In this blog post, I have described a new feature for the NiJS and PNDP frameworks, making it possible to implement custom transformations. Some of its benefits are that it allows an existing object model to be reused and concerns in an application can be separated much more conveniently.

These facilities are not only useful for the improvement of the architecture of the node2nix and composer2nix generators -- at the company I work for (Conference Compass), we developed our own domain-specific configuration management tool.

Despite the fact that it uses several tools from the Nix project to carry out deployments, it uses a domain model that is not Nix-specific at all. Instead, it uses terminology and an organization that reflects company processes and systems.

For example, we use a backend-for-frontend organization that provides a backend for each mobile application that we ship. We call these backends configurators. Optionally, every configurator can import data from various external sources that we call channels. The tool's data model reflects this kind of organization, and generates Nix expressions that contain all relevant implementation details, if necessary.

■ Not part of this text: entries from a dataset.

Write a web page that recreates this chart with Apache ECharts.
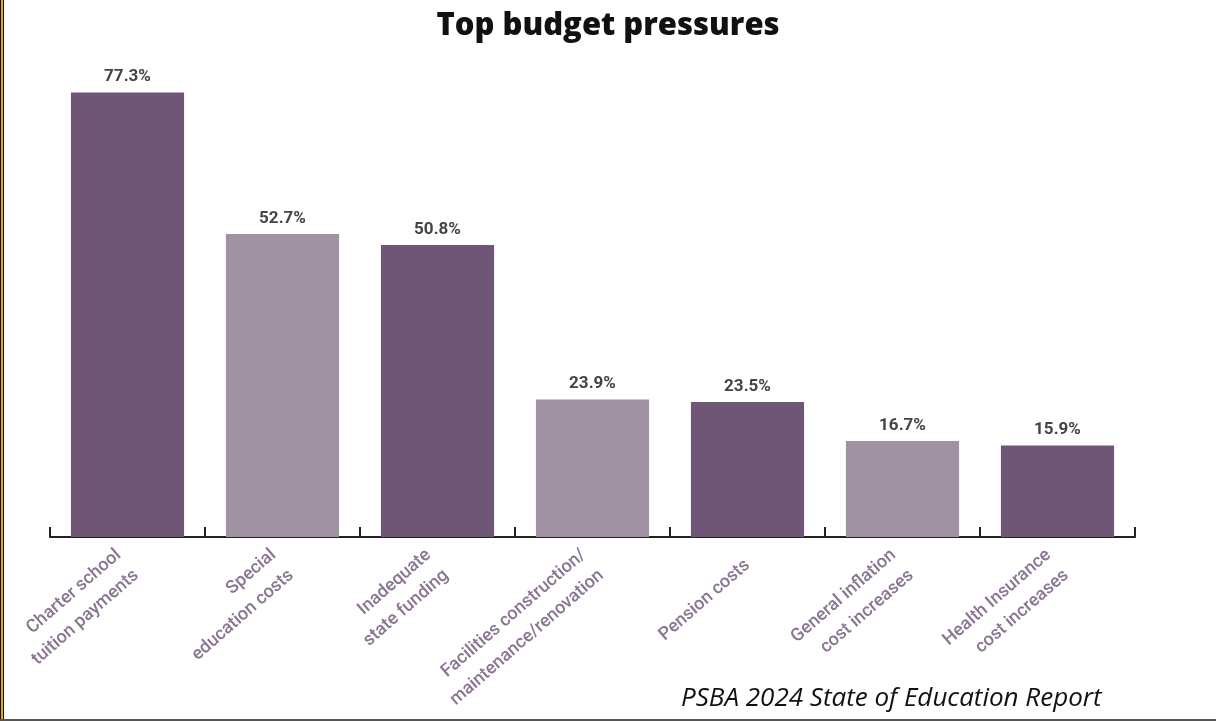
<!DOCTYPE html>
<html>
<head>
<meta charset="utf-8">
<script src="https://cdn.jsdelivr.net/npm/echarts@6/dist/echarts.min.js"></script>
<style>
  html, body { margin: 0; padding: 0; background: #fff; }
  #chart { width: 1216px; height: 721px; }
</style>
</head>
<body>
<div id="chart"></div>
<script>
// categories and values
var categories = [
  'Charter school\ntuition payments',
  'Special\neducation costs',
  'Inadequate\nstate funding',
  'Facilities construction/\nmaintenance/renovation',
  'Pension costs',
  'General inflation\ncost increases',
  'Health Insurance\ncost increases'
];
var values = [77.3, 52.7, 50.8, 23.9, 23.5, 16.7, 15.9];
var barColors = ['#705676', '#a091a3', '#705676', '#a091a3', '#705676', '#a091a3', '#705676'];

var chart = echarts.init(document.getElementById('chart'));

chart.setOption({
  animation: false,
  title: [
    {
      text: 'Top budget pressures',
      left: 'center',
      top: 6,
      textStyle: { fontFamily: 'Open Sans', fontWeight: 800, fontSize: 31, color: '#111' }
    },
    {
      text: 'PSBA 2024 State of Education Report',
      left: 676,
      top: 681,
      textStyle: { fontFamily: 'Open Sans', fontStyle: 'italic', fontWeight: 'normal', fontSize: 26, color: '#111' }
    }
  ],
  grid: {
    left: 50,
    right: 81,
    top: 77,
    bottom: 184
  },
  xAxis: {
    type: 'category',
    data: categories,
    axisLine: { lineStyle: { color: '#222', width: 2 } },
    axisTick: { show: true, inside: true, length: 10, lineStyle: { color: '#222', width: 2 } },
    axisLabel: {
      interval: 0,
      rotate: 41,
      margin: 26,
      align: 'right',
      fontFamily: 'Roboto',
      fontWeight: 500,
      fontSize: 18,
      lineHeight: 27,
      color: '#8a7491'
    }
  },
  yAxis: {
    type: 'value',
    min: 0,
    max: 80,
    show: false
  },
  series: [
    {
      type: 'bar',
      barCategoryGap: '27%',
      data: values.map(function (v, i) {
        return { value: v, itemStyle: { color: barColors[i] } };
      }),
      label: {
        show: true,
        position: 'top',
        distance: 7,
        formatter: function (p) { return p.value.toFixed(1) + '%'; },
        fontFamily: 'Roboto',
        fontWeight: 'bold',
        fontSize: 17,
        color: '#444'
      }
    }
  ],
  graphic: [
    { type: 'rect', shape: { x: 0, y: 0, width: 4, height: 721 }, style: { fill: '#111' } },
    { type: 'rect', shape: { x: 1, y: 0, width: 2, height: 721 }, style: { fill: '#e8a900' } },
    { type: 'rect', shape: { x: 0, y: 719, width: 1216, height: 2 }, style: { fill: '#555' } }
  ]
});
</script>
</body>
</html>
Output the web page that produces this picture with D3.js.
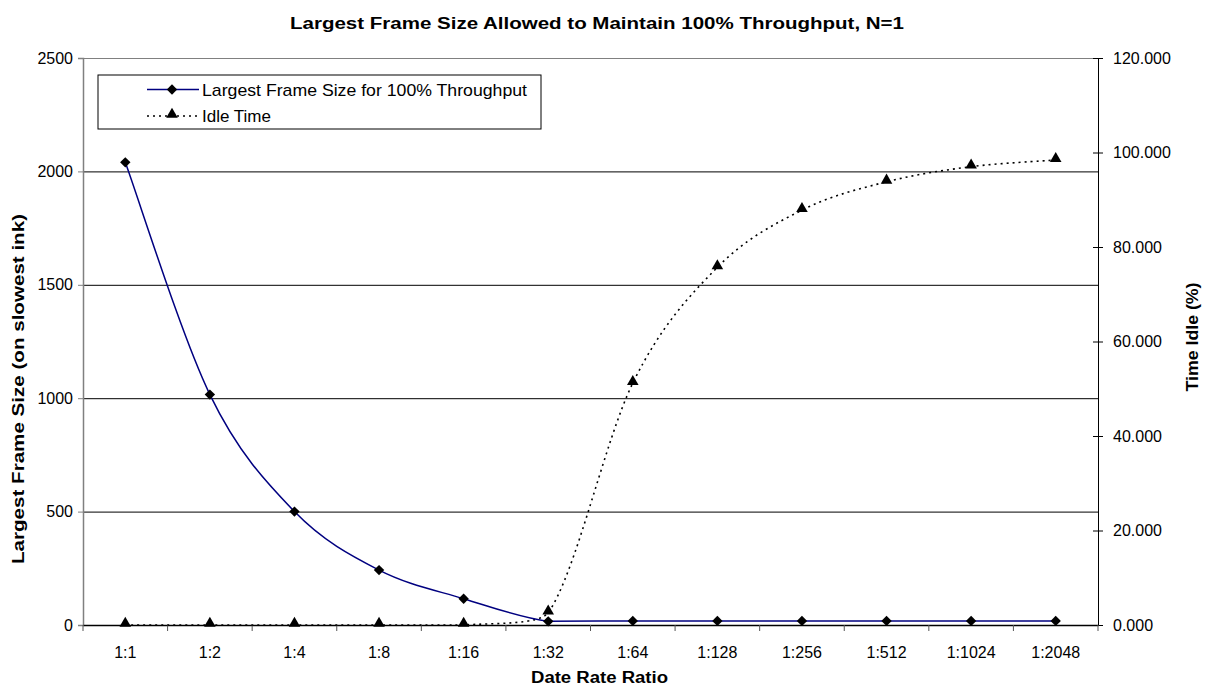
<!DOCTYPE html>
<html><head><meta charset="utf-8">
<script src="https://cdn.jsdelivr.net/npm/d3@7"></script>
<style>body{margin:0;background:#fff}svg{display:block}text{font-family:Arial,"Liberation Sans",sans-serif}</style>
</head><body><svg id="c" width="1209" height="688"></svg>
<script>
const categories = ["1:1","1:2","1:4","1:8","1:16","1:32","1:64","1:128","1:256","1:512","1:1024","1:2048"];
const frameSize = [2040,1016,500,242,116,16,18,18,18,18,18,18];
const idleTime = [0,0,0,0,0,2.6,51.2,75.7,87.8,93.8,97.0,98.4];
const leftTicks = [0,500,1000,1500,2000,2500];
const rightTicks = [0,20,40,60,80,100,120];
const seriesNames = ["Largest Frame Size for 100% Throughput","Idle Time"];

const svg = d3.select("#c");
const L=83, R=1098, T=58, B=625;
const x = d3.scaleBand().domain(categories).range([L,R]);
const yL = d3.scaleLinear().domain([0,2500]).range([B,T]);
const yR = d3.scaleLinear().domain([0,120]).range([B,T]);
const cx = d => x(d)+x.bandwidth()/2;
const FS = 16;

// Excel-style smoothed bezier path through scaled points
function smoothPath(pts){
  const p = d3.path();
  const dist=(a,b)=>Math.hypot(a[0]-b[0],a[1]-b[1]);
  p.moveTo(pts[0][0],pts[0][1]);
  for(let i=0;i<pts.length-1;i++){
    const P1=pts[i], P2=pts[i+1], P0=pts[i-1]||P1, P3=pts[i+2]||P2;
    const d02=dist(P0,P2), d12=dist(P1,P2), d13=dist(P1,P3);
    const f1 = (d02/6 < d12/2 || d02===0) ? 1/6 : d12/(2*d02);
    const f2 = (d13/6 < d12/2 || d13===0) ? 1/6 : d12/(2*d13);
    let o1=[(P2[0]-P0[0])*f1,(P2[1]-P0[1])*f1];
    let o2=[-(P3[0]-P1[0])*f2,-(P3[1]-P1[1])*f2];
    const lo=Math.min(P1[1],P2[1]), hi=Math.max(P1[1],P2[1]);
    const clampOff=(P,o)=>{const y=P[1]+o[1]; let s=1;
      if(y>hi && o[1]!==0) s=(hi-P[1])/o[1]; else if(y<lo && o[1]!==0) s=(lo-P[1])/o[1];
      s=Math.max(0,Math.min(1,s)); return [o[0]*s,o[1]*s];};
    o1=clampOff(P1,o1); o2=clampOff(P2,o2);
    p.bezierCurveTo(P1[0]+o1[0],P1[1]+o1[1],P2[0]+o2[0],P2[1]+o2[1],P2[0],P2[1]);
  }
  return p.toString();
}

// gridlines
svg.append("g").selectAll("line").data(leftTicks.slice(1)).join("line")
  .attr("x1",L).attr("x2",R).attr("y1",d=>yL(d)+0.5).attr("y2",d=>yL(d)+0.5)
  .attr("stroke",d=>d===2500?"#808080":"#000").attr("stroke-width",1);

// left axis
const gl = svg.append("g").attr("transform",`translate(${L},0)`)
  .call(d3.axisLeft(yL).tickValues(leftTicks).tickSize(5).tickPadding(5).tickFormat(d3.format("d")));
gl.select(".domain").attr("stroke","#808080").attr("stroke-width",1.5);
gl.selectAll(".tick line").attr("stroke","#808080");
gl.selectAll("text").attr("font-size",FS).attr("fill","#000");

// right axis
const gr = svg.append("g").attr("transform",`translate(${R},0)`)
  .call(d3.axisRight(yR).tickValues(rightTicks).tickSize(5).tickPadding(10).tickFormat(d3.format(".3f")));
gr.select(".domain").attr("stroke","#000");
gr.selectAll(".tick line").attr("x1",-5).attr("stroke","#000");
gr.selectAll("text").attr("font-size",FS).attr("fill","#000");

// bottom axis
const gb = svg.append("g").attr("transform",`translate(0,${B})`)
  .call(d3.axisBottom(x).tickSize(0).tickPadding(22));
gb.select(".domain").attr("stroke","#000").attr("stroke-width",1.5);
gb.selectAll("text").attr("font-size",FS).attr("fill","#000");
const bounds = categories.map(c=>x(c)).concat([R]);
gb.selectAll("line.bt").data(bounds).join("line").attr("class","bt")
  .attr("x1",d=>d).attr("x2",d=>d).attr("y1",0).attr("y2",6).attr("stroke","#555");

// lines
const idlePts = idleTime.map((d,i)=>[cx(categories[i]),yR(d)]);
const framePts = frameSize.map((d,i)=>[cx(categories[i]),yL(d)]);
svg.append("path").attr("d",smoothPath(idlePts)).attr("fill","none").attr("stroke","#000")
  .attr("stroke-width",1.6).attr("stroke-dasharray","2,4");
svg.append("path").attr("d",smoothPath(framePts)).attr("fill","none").attr("stroke","#000080").attr("stroke-width",1.5);

const tri = d3.symbol().type(d3.symbolTriangle).size(58);
const dia = d3.symbol().type(d3.symbolSquare).size(54);
svg.append("g").selectAll("path").data(idleTime).join("path")
  .attr("d",tri).attr("transform",(d,i)=>`translate(${cx(categories[i])},${yR(d)-1.5})`).attr("fill","#000");
svg.append("g").selectAll("path").data(frameSize).join("path")
  .attr("d",dia)
  .attr("transform",(d,i)=>`translate(${cx(categories[i])},${yL(d)}) rotate(45)`).attr("fill","#000");

// legend
const lg = svg.append("g");
lg.append("rect").attr("x",98).attr("y",75).attr("width",443).attr("height",54)
  .attr("fill","#fff").attr("stroke","#000");
lg.append("line").attr("x1",147).attr("x2",199).attr("y1",89.5).attr("y2",89.5).attr("stroke","#000080").attr("stroke-width",1.5);
lg.append("path").attr("d",dia).attr("transform","translate(172,89.5) rotate(45)").attr("fill","#000");
lg.append("line").attr("x1",147).attr("x2",199).attr("y1",116).attr("y2",116).attr("stroke","#000").attr("stroke-width",1.6).attr("stroke-dasharray","2,4");
lg.append("path").attr("d",tri).attr("transform","translate(172,114.5)").attr("fill","#000");
lg.append("text").attr("x",202).attr("y",95.5).attr("font-size",17).attr("textLength",325).attr("lengthAdjust","spacingAndGlyphs").text(seriesNames[0]);
lg.append("text").attr("x",202).attr("y",122).attr("font-size",17).text(seriesNames[1]);

// titles
svg.append("text").attr("x",597).attr("y",29).attr("text-anchor","middle").attr("font-size",16)
  .attr("font-weight","bold").attr("textLength",614).attr("lengthAdjust","spacingAndGlyphs")
  .text("Largest Frame Size Allowed to Maintain 100% Throughput, N=1");
svg.append("text").attr("x",599.5).attr("y",683).attr("text-anchor","middle").attr("font-size",16)
  .attr("font-weight","bold").attr("textLength",137).attr("lengthAdjust","spacingAndGlyphs").text("Date Rate Ratio");
svg.append("text").attr("transform","translate(24,389) rotate(-90)").attr("text-anchor","middle")
  .attr("font-size",16).attr("font-weight","bold").attr("textLength",350).attr("lengthAdjust","spacingAndGlyphs")
  .text("Largest Frame Size (on slowest ink)");
svg.append("text").attr("transform","translate(1198,337) rotate(-90)").attr("text-anchor","middle")
  .attr("font-size",16).attr("font-weight","bold").attr("textLength",109).attr("lengthAdjust","spacingAndGlyphs").text("Time Idle (%)");
</script></body></html>
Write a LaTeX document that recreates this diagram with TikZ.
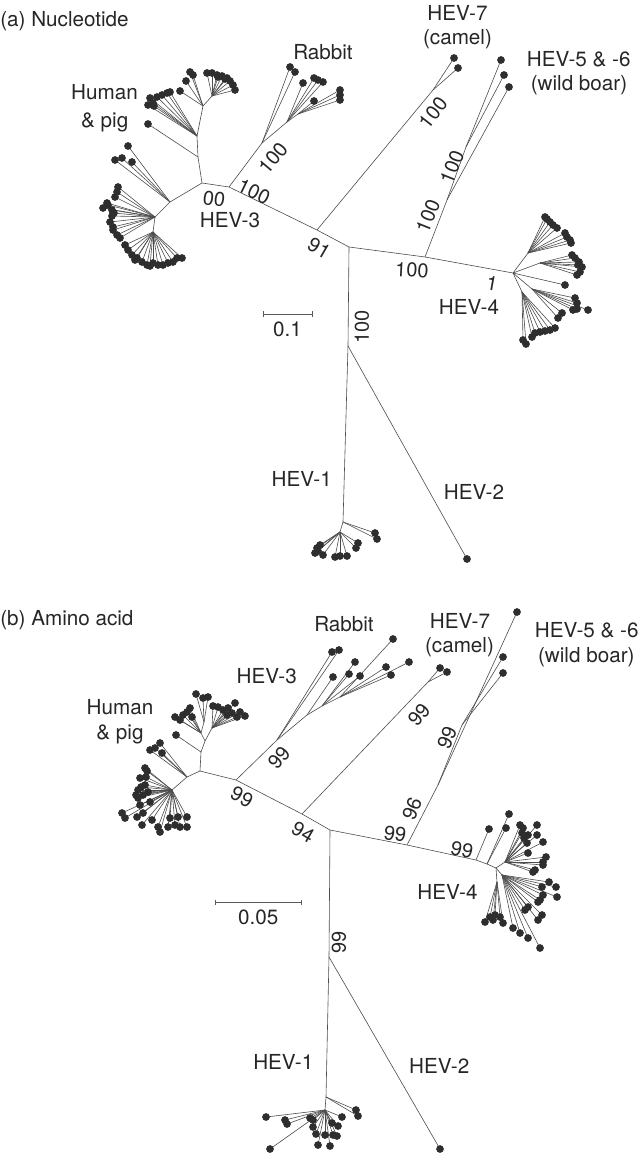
\documentclass[tikz,border=0pt]{standalone}
\usepackage{fontspec}
\setmainfont{TeX Gyre Heros}
\usetikzlibrary{backgrounds}
\tikzset{
 br/.style={line width=0.45pt, draw=black!70},
 dotc/.style={fill=black!82},
 lab/.style={font=\fontsize{15.5}{18}\selectfont, text=black!85, inner sep=0pt, anchor=base},
 num/.style={font=\fontsize{15}{18}\selectfont, text=black!85, inner sep=0pt},
 bar/.style={line width=0.6pt, draw=black!65},
}
\newcommand\fan[2]{\foreach \x/\y in {#2}{%
  \begin{pgfonlayer}{background}\draw[br] (#1) -- (\x,\y);\end{pgfonlayer}%
  \fill[dotc] (\x,\y) circle (2.9pt);}}
\begin{document}
\begin{tikzpicture}[x=0.75pt,y=-0.75pt]
\useasboundingbox (0,0) rectangle (642,1155);
% ================= (a) =================
\node[lab,anchor=base west] (ta) at (0,27) {(a) Nucleotide};
\coordinate (H1a) at (202,183);
\coordinate (R0a) at (229,187);
\coordinate (N7a) at (317,230);
\coordinate (Ca) at (349,247);
\coordinate (N56a) at (425,257);
\coordinate (H4a) at (513,273);
\coordinate (N2a) at (348,346);
\coordinate (E1a) at (343,522);
\coordinate (G1a) at (340,532);
\draw[br] (H1a) -- (R0a) -- (N7a) -- (Ca) -- (N56a) -- (H4a);
\draw[br] (Ca) -- (N2a) -- (E1a) -- (G1a);
% human & pig
\coordinate (A1) at (198,157);
\coordinate (A2) at (197,136);
\coordinate (A3) at (203,106);
\coordinate (A4) at (212,96);
\coordinate (B1) at (170,202);
\coordinate (B2) at (155,217);
\coordinate (B3) at (153,232);
\draw[br] (H1a) -- (A1) -- (A2) -- (A3) -- (A4);
\draw[br] (H1a) -- (B1) -- (B2) -- (B3);
\fan{A1}{148/124}
\fan{A2}{148/105,153/103,150/98,157/97,162/95,167/93,170/92,154/106}
\fan{A3}{190/72,193/75,186/81,180/91}
\fan{A4}{207/73,212/73,217/75,222/76,227/78,230/81,233/85,235/90,225/79,218/77}
\fan{B1}{128/146,115/160,122/158,132/162}
\fan{B2}{118/187,117/192,115/197,107/203,103/208,112/210,112/216,110/222,113/227,113/230,117/235,120/238,108/205,114/213}
\fan{B3}{125/245,128/250,132/255,137/258,142/262,147/265,153/263,158/265,163/265,168/263,173/262,177/258,182/258,135/260,150/266}
% rabbit
\coordinate (RB1) at (262,143);
\coordinate (RB2) at (287,122);
\coordinate (RB3) at (298,114);
\draw[br] (R0a) -- (RB1) -- (RB2) -- (RB3);
\fan{RB1}{290/67,295/72}
\fan{RB2}{303/83,314/78,318/80,323/82}
\fan{RB3}{340/90,340/95,340/100,314/101}
% HEV-7
\coordinate (K7a) at (433,90);
\draw[br] (N7a) -- (K7a);
\fan{K7a}{454/58,458/68}
% HEV-5&6
\coordinate (M1a) at (447,200);
\coordinate (M2a) at (466,147);
\draw[br] (N56a) -- (M1a) -- (M2a);
\fan{M1a}{509/87}
\fan{M2a}{501/60,504/75}
% HEV-4
\coordinate (U1) at (528,253);
\coordinate (U2) at (540,263);
\coordinate (L1) at (532,289);
\coordinate (L2) at (522,292);
\draw[br] (H4a) -- (U1); \draw[br] (H4a) -- (U2);
\draw[br] (H4a) -- (L1); \draw[br] (H4a) -- (L2);
\fan{U1}{545/217,547/219,550/222,553/225,557/228,565/233,567/237,570/240,571/243}
\fan{U2}{572/255,575/258,579/262,582/267,580/272,577/275,578/265}
\fan{H4a}{565/285}
\fan{L1}{575/298,577/303,573/310,577/309,588/310,562/313,558/318}
\fan{L2}{555/328,550/330,545/331,540/332,535/333,532/337,523/340,526/344}
% HEV-1, HEV-2
\fan{E1a}{375/533,377/539}
\fan{G1a}{358/543,356/548,320/545,317/548,315/553,323/555,335/557,340/556,347/556,318/551}
\fan{N2a}{467/559}
% scale bar (a)
\coordinate (SA1) at (263,314); \coordinate (SA2) at (312,314);
\draw[bar] (SA1) -- (SA2);
\draw[bar] ([yshift=2pt]SA1) -- ([yshift=-2pt]SA1);
\draw[bar] ([yshift=2pt]SA2) -- ([yshift=-2pt]SA2);
\node[lab] (s1) at (287.5,336.5) {0.1};
% labels (a)
\node[lab] (hum1) at (104.5,100) {Human};
\node[lab] (pig1) at (104.7,128) {\& pig};
\node[lab] (rab1) at (323,60) {Rabbit};
\node[lab] (h7a) at (457.5,20.5) {HEV-7};
\node[lab] (cam1) at (457.5,45) {(camel)};
\node[lab] (h56a) at (578.7,66.5) {HEV-5 \& -6};
\node[lab] (wb1) at (579,91) {(wild boar)};
\node[lab] (h3a) at (230,228) {HEV-3};
\node[lab] (h4a) at (469,315) {HEV-4};
\node[lab] (h1a) at (301.7,486.5) {HEV-1};
\node[lab] (h2a) at (474,499.3) {HEV-2};
% bootstrap (a)
\node[num,rotate=-8] (a00) at (214,199) {00};
\node[num,rotate=-26] (a1) at (254,192) {100};
\node[num,rotate=50] (a2) at (273,158) {100};
\node[num,rotate=-30] (a3) at (319,248) {91};
\node[num,rotate=52] (a4) at (433,113) {100};
\node[num,rotate=68] (a5) at (452,167) {100};
\node[num,rotate=68] (a6) at (428,216) {100};
\node[num,rotate=-3] (a7) at (412,270) {100};
\node[num,rotate=-10] (a8) at (492,283) {1};
\node[num,rotate=90] (a9) at (362,327) {100};
% ================= (b) =================
\node[lab,anchor=base west] (tb) at (0,625) {(b) Amino acid};
\coordinate (H1b) at (200,771);
\coordinate (R0b) at (236,780);
\coordinate (N7b) at (302,814);
\coordinate (Cb) at (330,830);
\coordinate (N56b) at (407,845);
\coordinate (J1) at (476,860);
\coordinate (J2) at (487,864);
\coordinate (H4b) at (496,868);
\coordinate (N2b) at (329,957);
\coordinate (E1b) at (326,1097);
\coordinate (G1b) at (325,1110);
\draw[br] (H1b) -- (R0b) -- (N7b) -- (Cb) -- (N56b) -- (J1) -- (J2) -- (H4b);
\draw[br] (Cb) -- (N2b) -- (E1b) -- (G1b);
% human & pig
\coordinate (P1) at (201,752);
\coordinate (P2) at (205,741);
\coordinate (P3) at (201,733);
\coordinate (P4) at (204,722);
\coordinate (P5) at (212,728);
\coordinate (Q1) at (187,777);
\coordinate (Q2) at (172,790);
\draw[br] (H1b) -- (P1) -- (P2) -- (P3) -- (P4);
\draw[br] (P2) -- (P5);
\draw[br] (H1b) -- (Q1) -- (Q2);
\fan{P1}{176/735}
\fan{P3}{175/717,180/720,183/715,187/712,192/717,190/708}
\fan{P4}{196/694,203/698,208/697}
\fan{P5}{213/706,218/707,223/710,228/708,235/703,240/712,245/716,237/717,227/715,232/713}
\fan{Q1}{150/750,160/743,162/753,155/748}
\fan{Q2}{145/768,146/777,141/787,143/795,138/798,140/778,145/785,138/790,148/792,140/805,150/802,122/813,125/818,137/817,143/813,142/825,152/820,158/827,160/832,168/827,175/825,180/827,187/827,187/817,178/817,170/818,147/771,136/795}
% rabbit
\coordinate (S1) at (277,740);
\coordinate (S2) at (307,715);
\coordinate (S3) at (322,706);
\coordinate (S4) at (340,697);
\draw[br] (R0b) -- (S1) -- (S2) -- (S3) -- (S4);
\fan{S1}{332/652,339/650}
\fan{S2}{333/677}
\fan{S3}{349/674,355/662,360/676}
\fan{S4}{393/639,386/667,391/675,409/662}
% HEV-7
\coordinate (K7b) at (428,682);
\draw[br] (N7b) -- (K7b);
\fan{K7b}{440/668,447/672}
% HEV-5&6
\coordinate (M1b) at (438,785);
\coordinate (M2b) at (462,725);
\draw[br] (N56b) -- (M1b) -- (M2b);
\fan{M1b}{517/612}
\fan{M2b}{503/657,503/673}
% HEV-4
\coordinate (V1) at (505,862);
\coordinate (V2) at (502,875);
\coordinate (V3) at (497,882);
\draw[br] (H4b) -- (V1); \draw[br] (H4b) -- (V2); \draw[br] (H4b) -- (V3);
\fan{J1}{489/829}
\fan{J2}{506/828,509/814}
\fan{V1}{520/825,523/828,522/833,528/835,537/825,537/835,543/842,527/843,528/853,546/857,543/862,543/865,535/870,533/872,524/838}
\fan{V2}{549/882,556/887,557/897,542/887,543/895,540/900,538/902,528/907,525/910,542/915,538/920,513/928,520/933,528/938,540/948}
\fan{V3}{485/922,490/917,495/915,500/917,503/923,493/920}
% HEV-1, HEV-2
\fan{E1b}{356/1110,358/1116}
\fan{G1b}{266/1117,270/1149,285/1120,287/1124,310/1118,313/1120,313/1127,316/1134,318/1145,330/1146,325/1135,333/1135,337/1136,332/1123,338/1126,342/1117}
\fan{N2b}{440/1149}
% scale bar (b)
\coordinate (SB1) at (215,902.7); \coordinate (SB2) at (301.7,902.7);
\draw[bar] (SB1) -- (SB2);
\draw[bar] ([yshift=2pt]SB1) -- ([yshift=-2pt]SB1);
\draw[bar] ([yshift=2pt]SB2) -- ([yshift=-2pt]SB2);
\node[lab] (s2) at (258.3,924.3) {0.05};
% labels (b)
\node[lab] (hum2) at (120,714) {Human};
\node[lab] (pig2) at (120,739.5) {\& pig};
\node[lab] (h3b) at (266.7,683) {HEV-3};
\node[lab] (rab2) at (344,631) {Rabbit};
\node[lab] (h7b) at (460,628) {HEV-7};
\node[lab] (cam2) at (459.5,652.5) {(camel)};
\node[lab] (h56b) at (586.7,637.3) {HEV-5 \& -6};
\node[lab] (wb2) at (586.3,662) {(wild boar)};
\node[lab] (h4b) at (447.5,899) {HEV-4};
\node[lab] (h1b) at (283.3,1069) {HEV-1};
\node[lab] (h2b) at (439.2,1073) {HEV-2};
% bootstrap (b)
\node[num,rotate=50] (b1) at (279,758) {99};
\node[num,rotate=-28] (b2) at (242,797) {99};
\node[num,rotate=-30] (b3) at (303,832) {94};
\node[num,rotate=50] (b4) at (419,715) {99};
\node[num,rotate=68] (b5) at (447,738) {99};
\node[num,rotate=68] (b6) at (412,809) {96};
\node[num,rotate=-8] (b7) at (395,834) {99};
\node[num,rotate=-12] (b8) at (462,850) {99};
\node[num,rotate=90] (b9) at (339,942) {99};
\end{tikzpicture}
\end{document}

Finally, the fact that I modified node2nix to have a much cleaner architecture has another reason beyond quality improvement. Currently, NPM version 5.x (that comes with Node.js 8.x) is still unsupported. To make it work with Nix, we require a slightly different generation process and a completely different builder environment. The new architecture allows me to reuse the common parts much more conveniently. More details about the new NPM support will follow (hopefully) soon.

Availability


I have released new versions of NiJS and PNDP that have the custom transformation facilities included.

Furthermore, I have decided to release new versions for node2nix and composer2nix that use the new generation facilities in their architecture. The improved architecture revealed a very uncommon but nasty bug with bundled dependencies in node2nix, that is now solved.